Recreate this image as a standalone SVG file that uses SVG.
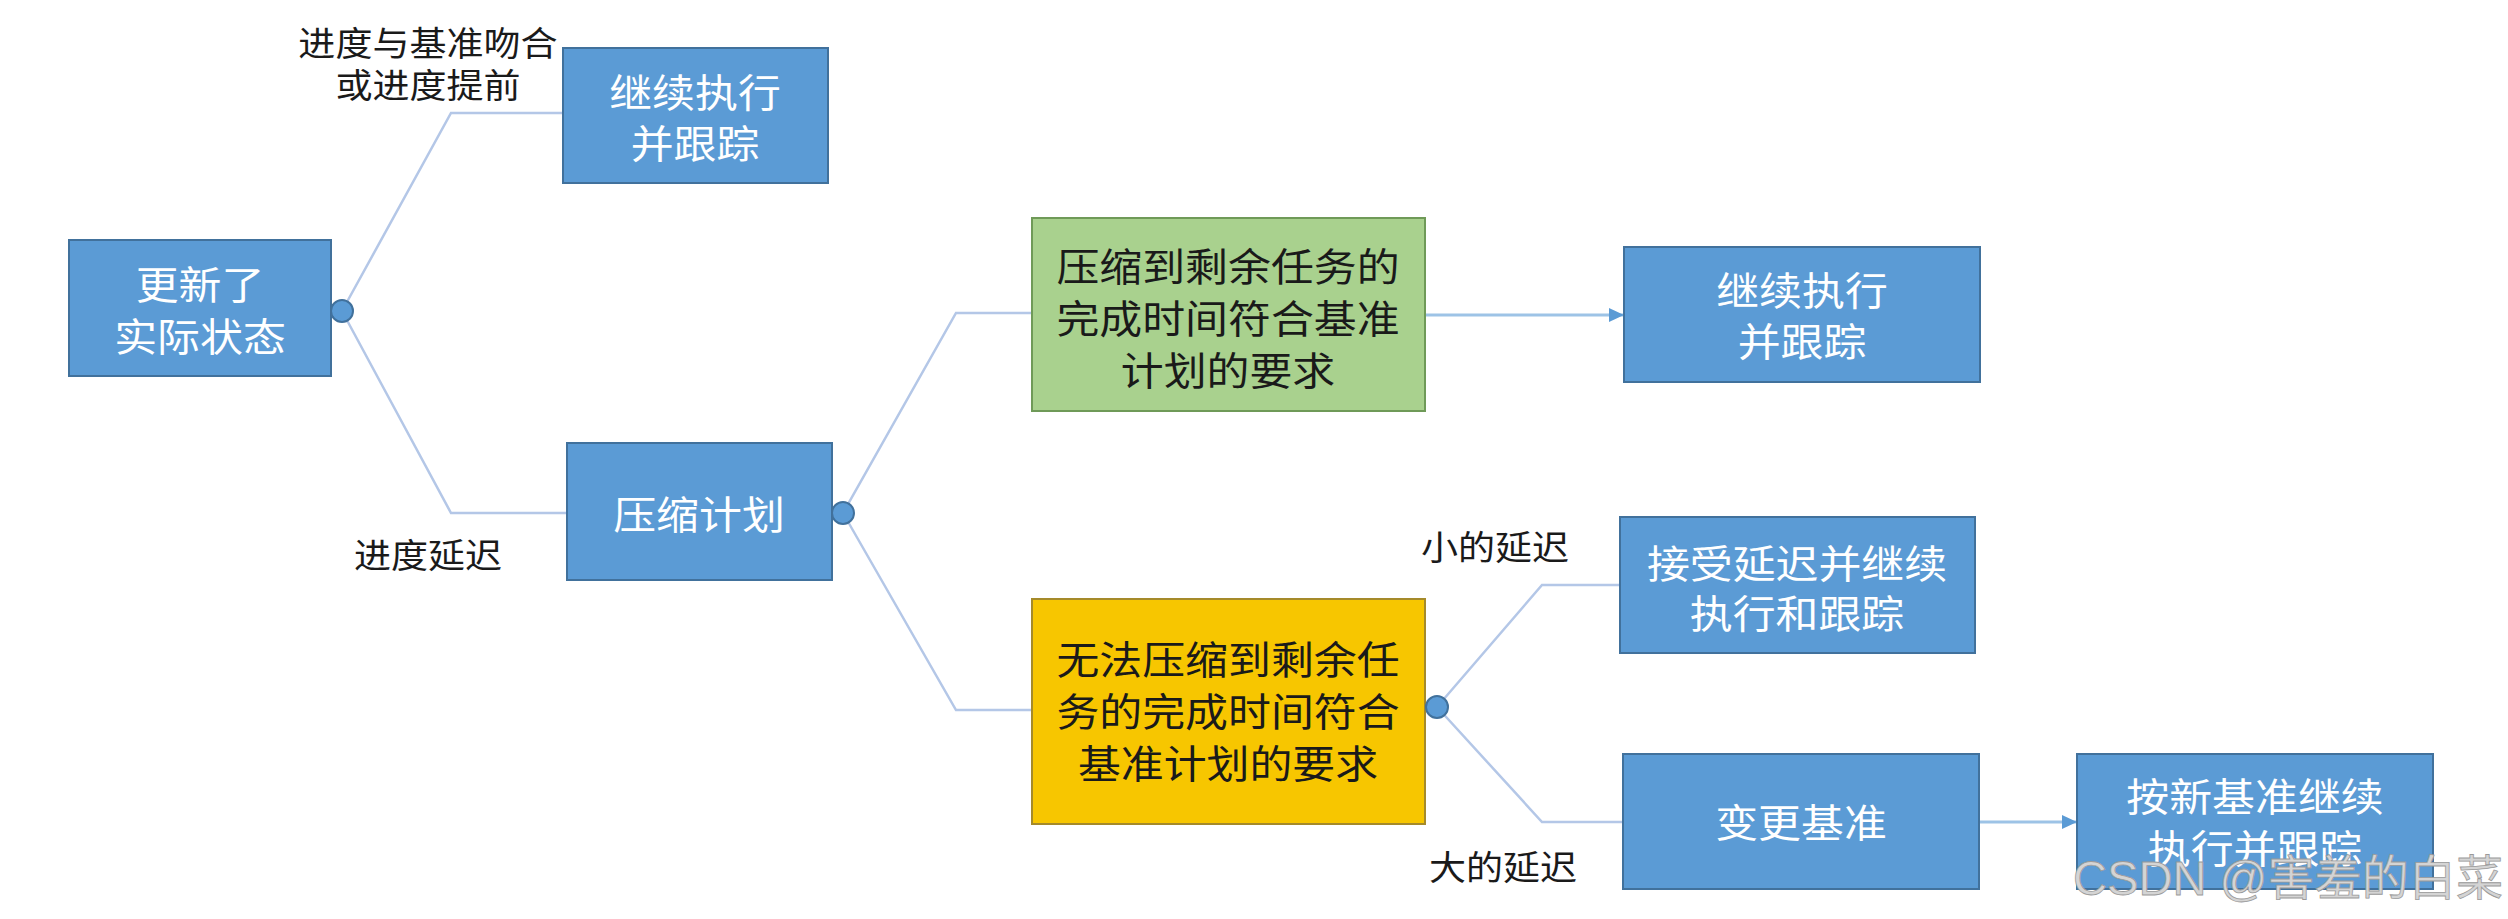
<svg xmlns="http://www.w3.org/2000/svg" width="2508" height="919" viewBox="0 0 2508 919">
<defs>
<style>
.bx{fill:#5b9bd5;stroke:#41719c;stroke-width:2}
.gr{fill:#a9d18e;stroke:#6f9a58;stroke-width:2}
.yl{fill:#f7c600;stroke:#a58a2a;stroke-width:2}
.t{font-family:"Noto Sans CJK SC","Noto Sans",sans-serif;font-size:39px;fill:#ffffff;text-anchor:middle}
.tk{font-family:"Noto Sans CJK SC","Noto Sans",sans-serif;font-size:39px;fill:#1a1a1a;text-anchor:middle}
.lb{font-family:"Noto Sans CJK SC","Noto Sans",sans-serif;font-size:34px;fill:#1a1a1a;text-anchor:middle}
.ln{fill:none;stroke:#b4c7e7;stroke-width:2.5}
.ar{fill:none;stroke:#9dc3e6;stroke-width:3}
.dot{fill:#5b9bd5;stroke:#41719c;stroke-width:2}
.wm{font-family:"Liberation Sans","Noto Sans CJK SC",sans-serif;font-size:48px;fill:#d4d4d4;stroke:#9a9a9a;stroke-width:0.8}
</style>
<marker id="ah" markerWidth="16" markerHeight="16" refX="15" refY="8" orient="auto" markerUnits="userSpaceOnUse">
<path d="M0,1 L15,8 L0,15 Z" fill="#5b9bd5"/>
</marker>
</defs>
<rect width="2508" height="919" fill="#ffffff"/>

<g id="connectors">
<path class="ln" d="M342,311 L451,113 L563,113"/>
<path class="ln" d="M342,311 L451,513 L567,513"/>
<path class="ln" d="M843,513 L956,313 L1032,313"/>
<path class="ln" d="M843,513 L956,710 L1032,710"/>
<path class="ln" d="M1437,707 L1542,585 L1620,585"/>
<path class="ln" d="M1437,707 L1542,822 L1623,822"/>
<path class="ar" d="M1425,315 L1624,315" marker-end="url(#ah)"/>
<path class="ar" d="M1979,822 L2077,822" marker-end="url(#ah)"/>
</g>

<g id="labels">
<text class="lb" transform="translate(428 0) scale(1.09 1)"><tspan x="0" y="56">进度与基准吻合</tspan><tspan x="0" y="98">或进度提前</tspan></text>
<text class="lb" transform="translate(428 0) scale(1.09 1)" x="0" y="568">进度延迟</text>
<text class="lb" transform="translate(1495 0) scale(1.09 1)" x="0" y="560">小的延迟</text>
<text class="lb" transform="translate(1503 0) scale(1.09 1)" x="0" y="880">大的延迟</text>
</g>

<g id="node-update">
<rect class="bx" x="69" y="240" width="262" height="136"/>
<text class="t" transform="translate(200 0) scale(1.1 1)"><tspan x="0" y="299">更新了</tspan><tspan x="0" y="351">实际状态</tspan></text>
</g>
<circle id="dot-update" class="dot" cx="342" cy="311" r="11"/>

<g id="node-continue1">
<rect class="bx" x="563" y="48" width="265" height="135"/>
<text class="t" transform="translate(695 0) scale(1.1 1)"><tspan x="0" y="107">继续执行</tspan><tspan x="0" y="158">并跟踪</tspan></text>
</g>

<g id="node-compress">
<rect class="bx" x="567" y="443" width="265" height="137"/>
<text class="t" transform="translate(699 0) scale(1.1 1)" x="0" y="529">压缩计划</text>
</g>
<circle id="dot-compress" class="dot" cx="843" cy="513" r="11"/>

<g id="node-ok">
<rect class="gr" x="1032" y="218" width="393" height="193"/>
<text class="tk" transform="translate(1228 0) scale(1.1 1)"><tspan x="0" y="281">压缩到剩余任务的</tspan><tspan x="0" y="333">完成时间符合基准</tspan><tspan x="0" y="385">计划的要求</tspan></text>
</g>

<g id="node-continue2">
<rect class="bx" x="1624" y="247" width="356" height="135"/>
<text class="t" transform="translate(1802 0) scale(1.1 1)"><tspan x="0" y="305">继续执行</tspan><tspan x="0" y="356">并跟踪</tspan></text>
</g>

<g id="node-fail">
<rect class="yl" x="1032" y="599" width="393" height="225"/>
<text class="tk" transform="translate(1228 0) scale(1.1 1)"><tspan x="0" y="674">无法压缩到剩余任</tspan><tspan x="0" y="726">务的完成时间符合</tspan><tspan x="0" y="778">基准计划的要求</tspan></text>
</g>
<circle id="dot-fail" class="dot" cx="1437" cy="707" r="11"/>

<g id="node-accept">
<rect class="bx" x="1620" y="517" width="355" height="136"/>
<text class="t" transform="translate(1797 0) scale(1.1 1)"><tspan x="0" y="578">接受延迟并继续</tspan><tspan x="0" y="628">执行和跟踪</tspan></text>
</g>

<g id="node-rebaseline">
<rect class="bx" x="1623" y="754" width="356" height="135"/>
<text class="t" transform="translate(1801 0) scale(1.1 1)" x="0" y="837">变更基准</text>
</g>

<g id="node-newbaseline">
<rect class="bx" x="2077" y="754" width="356" height="135"/>
<text class="t" transform="translate(2255 0) scale(1.1 1)"><tspan x="0" y="811">按新基准继续</tspan><tspan x="0" y="863">执行并跟踪</tspan></text>
</g>

<text class="wm" x="2073" y="895" textLength="430" lengthAdjust="spacingAndGlyphs">CSDN @害羞的白菜</text>
</svg>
○ ○ ○ ○ ○
§ **SHORT EXERCISE**
Copy out the data above exactly, except the pictures.

§ **FINISHED ANSWER**
Recreate this image as a standalone SVG file that uses SVG.
<svg xmlns="http://www.w3.org/2000/svg" width="2508" height="919" viewBox="0 0 2508 919">
<defs>
<style>
.bx{fill:#5b9bd5;stroke:#41719c;stroke-width:2}
.gr{fill:#a9d18e;stroke:#6f9a58;stroke-width:2}
.yl{fill:#f7c600;stroke:#a58a2a;stroke-width:2}
.t{font-family:"Noto Sans CJK SC","Noto Sans",sans-serif;font-size:39px;fill:#ffffff;text-anchor:middle}
.tk{font-family:"Noto Sans CJK SC","Noto Sans",sans-serif;font-size:39px;fill:#1a1a1a;text-anchor:middle}
.lb{font-family:"Noto Sans CJK SC","Noto Sans",sans-serif;font-size:34px;fill:#1a1a1a;text-anchor:middle}
.ln{fill:none;stroke:#b4c7e7;stroke-width:2.5}
.ar{fill:none;stroke:#9dc3e6;stroke-width:3}
.dot{fill:#5b9bd5;stroke:#41719c;stroke-width:2}
.wm{font-family:"Liberation Sans","Noto Sans CJK SC",sans-serif;font-size:48px;fill:#d4d4d4;stroke:#9a9a9a;stroke-width:0.8}
</style>
<marker id="ah" markerWidth="16" markerHeight="16" refX="15" refY="8" orient="auto" markerUnits="userSpaceOnUse">
<path d="M0,1 L15,8 L0,15 Z" fill="#5b9bd5"/>
</marker>
</defs>
<rect width="2508" height="919" fill="#ffffff"/>

<g id="connectors">
<path class="ln" d="M342,311 L451,113 L563,113"/>
<path class="ln" d="M342,311 L451,513 L567,513"/>
<path class="ln" d="M843,513 L956,313 L1032,313"/>
<path class="ln" d="M843,513 L956,710 L1032,710"/>
<path class="ln" d="M1437,707 L1542,585 L1620,585"/>
<path class="ln" d="M1437,707 L1542,822 L1623,822"/>
<path class="ar" d="M1425,315 L1624,315" marker-end="url(#ah)"/>
<path class="ar" d="M1979,822 L2077,822" marker-end="url(#ah)"/>
</g>

<g id="labels">
<text class="lb" transform="translate(428 0) scale(1.09 1)"><tspan x="0" y="56">进度与基准吻合</tspan><tspan x="0" y="98">或进度提前</tspan></text>
<text class="lb" transform="translate(428 0) scale(1.09 1)" x="0" y="568">进度延迟</text>
<text class="lb" transform="translate(1495 0) scale(1.09 1)" x="0" y="560">小的延迟</text>
<text class="lb" transform="translate(1503 0) scale(1.09 1)" x="0" y="880">大的延迟</text>
</g>

<g id="node-update">
<rect class="bx" x="69" y="240" width="262" height="136"/>
<text class="t" transform="translate(200 0) scale(1.1 1)"><tspan x="0" y="299">更新了</tspan><tspan x="0" y="351">实际状态</tspan></text>
</g>
<circle id="dot-update" class="dot" cx="342" cy="311" r="11"/>

<g id="node-continue1">
<rect class="bx" x="563" y="48" width="265" height="135"/>
<text class="t" transform="translate(695 0) scale(1.1 1)"><tspan x="0" y="107">继续执行</tspan><tspan x="0" y="158">并跟踪</tspan></text>
</g>

<g id="node-compress">
<rect class="bx" x="567" y="443" width="265" height="137"/>
<text class="t" transform="translate(699 0) scale(1.1 1)" x="0" y="529">压缩计划</text>
</g>
<circle id="dot-compress" class="dot" cx="843" cy="513" r="11"/>

<g id="node-ok">
<rect class="gr" x="1032" y="218" width="393" height="193"/>
<text class="tk" transform="translate(1228 0) scale(1.1 1)"><tspan x="0" y="281">压缩到剩余任务的</tspan><tspan x="0" y="333">完成时间符合基准</tspan><tspan x="0" y="385">计划的要求</tspan></text>
</g>

<g id="node-continue2">
<rect class="bx" x="1624" y="247" width="356" height="135"/>
<text class="t" transform="translate(1802 0) scale(1.1 1)"><tspan x="0" y="305">继续执行</tspan><tspan x="0" y="356">并跟踪</tspan></text>
</g>

<g id="node-fail">
<rect class="yl" x="1032" y="599" width="393" height="225"/>
<text class="tk" transform="translate(1228 0) scale(1.1 1)"><tspan x="0" y="674">无法压缩到剩余任</tspan><tspan x="0" y="726">务的完成时间符合</tspan><tspan x="0" y="778">基准计划的要求</tspan></text>
</g>
<circle id="dot-fail" class="dot" cx="1437" cy="707" r="11"/>

<g id="node-accept">
<rect class="bx" x="1620" y="517" width="355" height="136"/>
<text class="t" transform="translate(1797 0) scale(1.1 1)"><tspan x="0" y="578">接受延迟并继续</tspan><tspan x="0" y="628">执行和跟踪</tspan></text>
</g>

<g id="node-rebaseline">
<rect class="bx" x="1623" y="754" width="356" height="135"/>
<text class="t" transform="translate(1801 0) scale(1.1 1)" x="0" y="837">变更基准</text>
</g>

<g id="node-newbaseline">
<rect class="bx" x="2077" y="754" width="356" height="135"/>
<text class="t" transform="translate(2255 0) scale(1.1 1)"><tspan x="0" y="811">按新基准继续</tspan><tspan x="0" y="863">执行并跟踪</tspan></text>
</g>

<text class="wm" x="2073" y="895" textLength="430" lengthAdjust="spacingAndGlyphs">CSDN @害羞的白菜</text>
</svg>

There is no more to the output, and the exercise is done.